We drove up to Taos today to see the Earthships.
Earthships are sustainable, completely off-the-grid houses built of adobe and
recycled materials. That was pretty much all I knew about them, except
that they were weird looking; I'd driven by on the highway a few times
(they're on highway 64 just west of the
Grande Gorge Bridge) but never stopped and paid the $7 admission
for the self-guided tour.
Seeing them up close was fun. The walls are made of old tires packed with dirt, then covered with adobe. The result is quite strong, though like all adobe structures it requires regular maintenance if you don't want it to melt away. For non load bearing walls, they pack adobe around old recycled bottles or cans.
The houses have a passive solar design, with big windows along one side that make a greenhouse for growing food and freshening the air, as well as collecting warmth in cold weather. Solar panels provide power -- supposedly along with windmills, but I didn't see any windmills in operation, and the ones they showed in photos looked too tiny to offer much help. To help make the most of the solar power, the house is wired for DC, and all the lighting, water pumps and so forth run off low voltage DC. There's even a special DC refrigerator. They do include an AC inverter for appliances like televisions and computer equipment that can't run directly off DC.

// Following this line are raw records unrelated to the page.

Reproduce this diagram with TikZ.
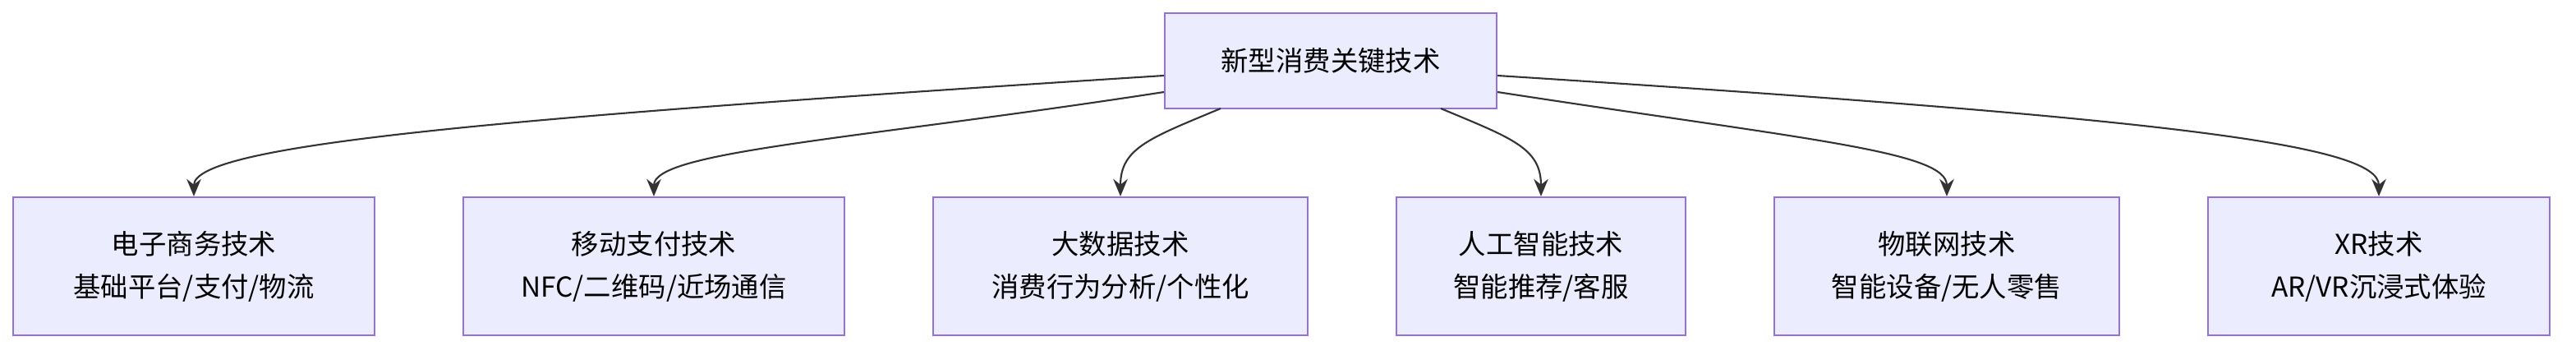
\documentclass[tikz,border=0pt]{standalone}
\usepackage{fontspec}
\setmainfont{Noto Sans CJK SC}
\usetikzlibrary{arrows.meta}
\begin{document}
\begin{tikzpicture}[x=0.02cm,y=-0.02cm,
  box/.style={draw=violet!60!blue!70,draw={rgb,255:red,147;green,112;blue,219},fill={rgb,255:red,236;green,236;blue,255},line width=0.6pt,align=center,inner sep=0pt,font=\fontsize{9.5}{14.8}\selectfont},
  edge/.style={line width=0.6pt,draw={rgb,255:red,51;green,51;blue,51},-{Stealth[length=6pt,width=5pt]}}]
\useasboundingbox (0,0) rectangle (1568,216);
\node[box,minimum width=202*0.02cm,minimum height=58*0.02cm] (top) at (810,37) {新型消费关键技术};
\node[box,minimum width=220*0.02cm,minimum height=84*0.02cm] (n1) at (118,162) {电子商务技术\\基础平台/支付/物流};
\node[box,minimum width=232*0.02cm,minimum height=84*0.02cm] (n2) at (398,162) {移动支付技术\\NFC/二维码/近场通信};
\node[box,minimum width=228*0.02cm,minimum height=84*0.02cm] (n3) at (682,162) {大数据技术\\消费行为分析/个性化};
\node[box,minimum width=176*0.02cm,minimum height=84*0.02cm] (n4) at (938,162) {人工智能技术\\智能推荐/客服};
\node[box,minimum width=210*0.02cm,minimum height=84*0.02cm] (n5) at (1185,162) {物联网技术\\智能设备/无人零售};
\node[box,minimum width=208*0.02cm,minimum height=84*0.02cm] (n6) at (1448,162) {XR技术\\AR/VR沉浸式体验};
\draw[edge] (top.west |- 0,46) .. controls (300,72) and (118,88) .. (n1.north);
\draw[edge] (top.west |- 0,56) .. controls (520,85) and (398,92) .. (n2.north);
\draw[edge] (743,66) .. controls (700,84) and (682,90) .. (n3.north);
\draw[edge] (877,66) .. controls (920,84) and (938,90) .. (n4.north);
\draw[edge] (top.east |- 0,56) .. controls (1100,85) and (1185,92) .. (n5.north);
\draw[edge] (top.east |- 0,46) .. controls (1320,72) and (1448,88) .. (n6.north);
\end{tikzpicture}
\end{document}
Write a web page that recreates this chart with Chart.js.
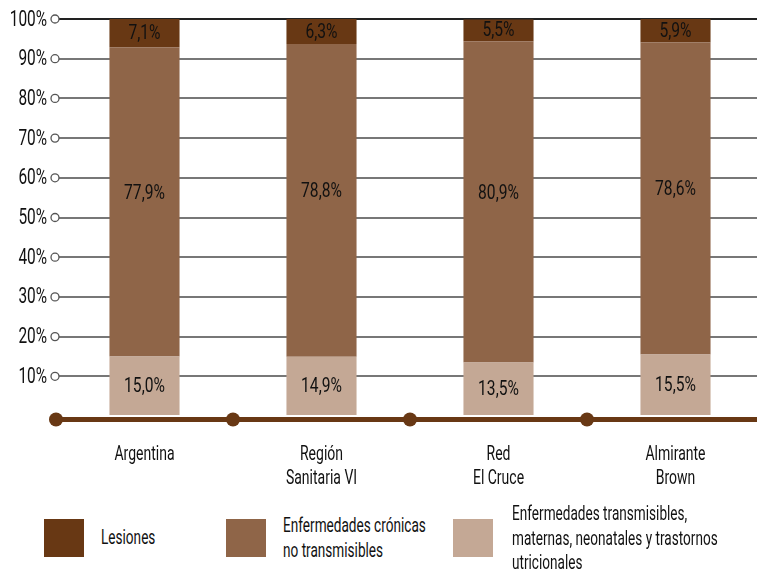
<!DOCTYPE html>
<html lang="es">
<head>
<meta charset="utf-8">
<title>Carga de enfermedad</title>
<script src="https://cdn.jsdelivr.net/npm/chart.js@4/dist/chart.umd.min.js"></script>
<style>
  html, body { margin: 0; padding: 0; background: #fff; overflow: hidden; }
  body { width: 757px; height: 570px; position: relative; font-family: Roboto, sans-serif; color: #111; }
  #wrap { position: absolute; left: 0; top: 0; width: 764px; height: 505px; }
  .leg { position: absolute; top: 519px; }
  .leg .box { position: absolute; left: 0; top: 0; width: 40px; height: 38px; }
  .leg .txt { position: absolute; font-size: 20px; line-height: 24.5px; white-space: nowrap; transform: scaleX(0.68); transform-origin: 0 0; }
</style>
</head>
<body>
<div id="wrap"><canvas id="chart"></canvas></div>

<div class="leg" style="left:44px"><div class="box" style="background:#683814"></div><div class="txt" style="left:57px;top:6px">Lesiones</div></div>
<div class="leg" style="left:226px"><div class="box" style="background:#8f6548"></div><div class="txt" style="left:57px;top:-6px">Enfermedades crónicas<br>no transmisibles</div></div>
<div class="leg" style="left:453px"><div class="box" style="background:#c4a895"></div><div class="txt" style="left:59px;top:-18px">Enfermedades transmisibles,<br>maternas, neonatales y trastornos<br>utricionales</div></div>

<script>
const categorias = [['Argentina'], ['Región', 'Sanitaria VI'], ['Red', 'El Cruce'], ['Almirante', 'Brown']];
const transmisibles = [15.0, 14.9, 13.5, 15.5];
const cronicas = [77.9, 78.8, 80.9, 78.6];
const lesiones = [7.1, 6.3, 5.5, 5.9];
const ticksY = [0, 10, 20, 30, 40, 50, 60, 70, 80, 90, 100];

const FUENTE = 'Roboto, sans-serif';
const MARRON = '#683814';

function fmt(v) {
  return v.toFixed(1).replace('.', ',') + '%';
}

// texto angosto: la fuente se comprime en horizontal
function textoAngosto(ctx, txt, x, y, sx) {
  ctx.save();
  ctx.scale(sx, 1);
  ctx.fillText(txt, x / sx, y);
  ctx.restore();
}

// circulitos en la grilla, eje inferior con puntos y rotulos de ejes
const ejes = {
  id: 'ejes',
  afterDraw(chart) {
    const ctx = chart.ctx;
    const x = chart.scales.x, y = chart.scales.y;
    const area = chart.chartArea;
    ctx.save();
    ctx.fillStyle = '#111';
    ctx.font = '22px ' + FUENTE;
    ctx.textAlign = 'right';
    ctx.textBaseline = 'middle';
    ticksY.forEach(t => {
      if (t === 0) return;
      const py = y.getPixelForValue(t);
      ctx.fillStyle = '#111';
      textoAngosto(ctx, t + '%', area.left - 9, py + 1, 0.7);
      ctx.beginPath();
      ctx.arc(area.left - 1, py, 4, 0, Math.PI * 2);
      ctx.fillStyle = '#fff';
      ctx.fill();
      ctx.lineWidth = 1.3;
      ctx.strokeStyle = '#555';
      ctx.stroke();
    });

    const yBase = y.getPixelForValue(0) + 3.5;
    ctx.beginPath();
    ctx.moveTo(area.left, yBase);
    ctx.lineTo(chart.width, yBase);
    ctx.lineWidth = 5;
    ctx.strokeStyle = MARRON;
    ctx.stroke();
    const paso = x.getPixelForValue(1) - x.getPixelForValue(0);
    ctx.fillStyle = MARRON;
    for (let i = 0; i <= categorias.length; i++) {
      ctx.beginPath();
      ctx.arc(x.getPixelForValue(i) - paso / 2, yBase, 7, 0, Math.PI * 2);
      ctx.fill();
    }

    ctx.fillStyle = '#111';
    ctx.font = '20px ' + FUENTE;
    ctx.textAlign = 'center';
    categorias.forEach((lineas, i) => {
      lineas.forEach((l, k) => {
        textoAngosto(ctx, l, x.getPixelForValue(i), area.bottom + 39 + k * 24, 0.7);
      });
    });
    ctx.restore();
  }
};

// porcentajes dentro de cada segmento
const desplazamiento = [1, -8, 1];
const etiquetas = {
  id: 'etiquetas',
  afterDatasetsDraw(chart) {
    const ctx = chart.ctx;
    ctx.save();
    ctx.font = '20px ' + FUENTE;
    ctx.fillStyle = '#111';
    ctx.textAlign = 'center';
    ctx.textBaseline = 'middle';
    chart.data.datasets.forEach((ds, di) => {
      chart.getDatasetMeta(di).data.forEach((bar, i) => {
        const p = bar.getCenterPoint();
        textoAngosto(ctx, fmt(ds.data[i]), p.x, p.y + desplazamiento[di], 0.78);
      });
    });
    ctx.restore();
  }
};

new Chart(document.getElementById('chart'), {
  type: 'bar',
  data: {
    labels: categorias,
    datasets: [
      { label: 'Enfermedades transmisibles, maternas, neonatales y trastornos utricionales', data: transmisibles, backgroundColor: '#c4a895' },
      { label: 'Enfermedades crónicas no transmisibles', data: cronicas, backgroundColor: '#8f6548' },
      { label: 'Lesiones', data: lesiones, backgroundColor: MARRON }
    ]
  },
  options: {
    responsive: true,
    maintainAspectRatio: false,
    animation: false,
    layout: { padding: { top: 19, right: 0, left: 0, bottom: 0 } },
    datasets: { bar: { barPercentage: 0.396, categoryPercentage: 1 } },
    plugins: { legend: { display: false }, tooltip: { enabled: false } },
    scales: {
      x: {
        stacked: true,
        grid: { display: false },
        border: { display: false },
        ticks: { display: false },
        afterFit(s) { s.height = 89; }
      },
      y: {
        stacked: true,
        min: 0,
        max: 100,
        afterBuildTicks(s) { s.ticks = ticksY.map(v => ({ value: v })); },
        grid: {
          drawTicks: false,
          lineWidth: 2,
          color: c => c.tick.value === 100 ? '#222' : (c.tick.value === 0 ? 'rgba(0,0,0,0)' : '#777')
        },
        border: { display: false },
        ticks: { display: false },
        afterFit(s) { s.width = 56; }
      }
    }
  },
  plugins: [ejes, etiquetas]
});
</script>
</body>
</html>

Water is supposedly self sustaining too, though I don't see how that could work in drought years. As long as there's enough rainfall, water runs off the roof into a cistern and is used for drinking, bathing etc., after which it's run through filters and then pumped into the greenhouse. Waste water from the greenhouse is used for flushing toilets, after which it finally goes to the septic tank.
All very cool. We're in a house now that makes us very happy (and has excellent passive solar, though we do plan to add solar panels and a greywater system some day) but if I was building a house, I'd be all over this.
We also discovered an excellent way to get there without getting stuck in traffic-clogged Taos (it's a lovely town, but you really don't want to go near there on a holiday, or a weekend ... or any other time when people might be visiting). There's a road from Pilar that crosses the Rio Grande then ascends up to the mesa high above the river, continuing up to highway 64 right near the earthships. We'd been a little way up that road once, on a petroglyph-viewing hike, but never all the way through. The map said it was dirt from the Rio all the way up to 64, and we were in the Corolla, since the Rav4's battery started misbehaving a few days ago and we haven't replaced it yet.
So we were hesitant. But the nice folks at the Rio Grande Gorge
visitor center at Pilar assured us that the dirt section ended at the
top of the mesa and any car could make it ("it gets bumpy -- a New
Mexico massage! You'll get to the top very relaxed"). They were
right: the Corolla made it with no difficulty and it was a much
faster route than going through Taos.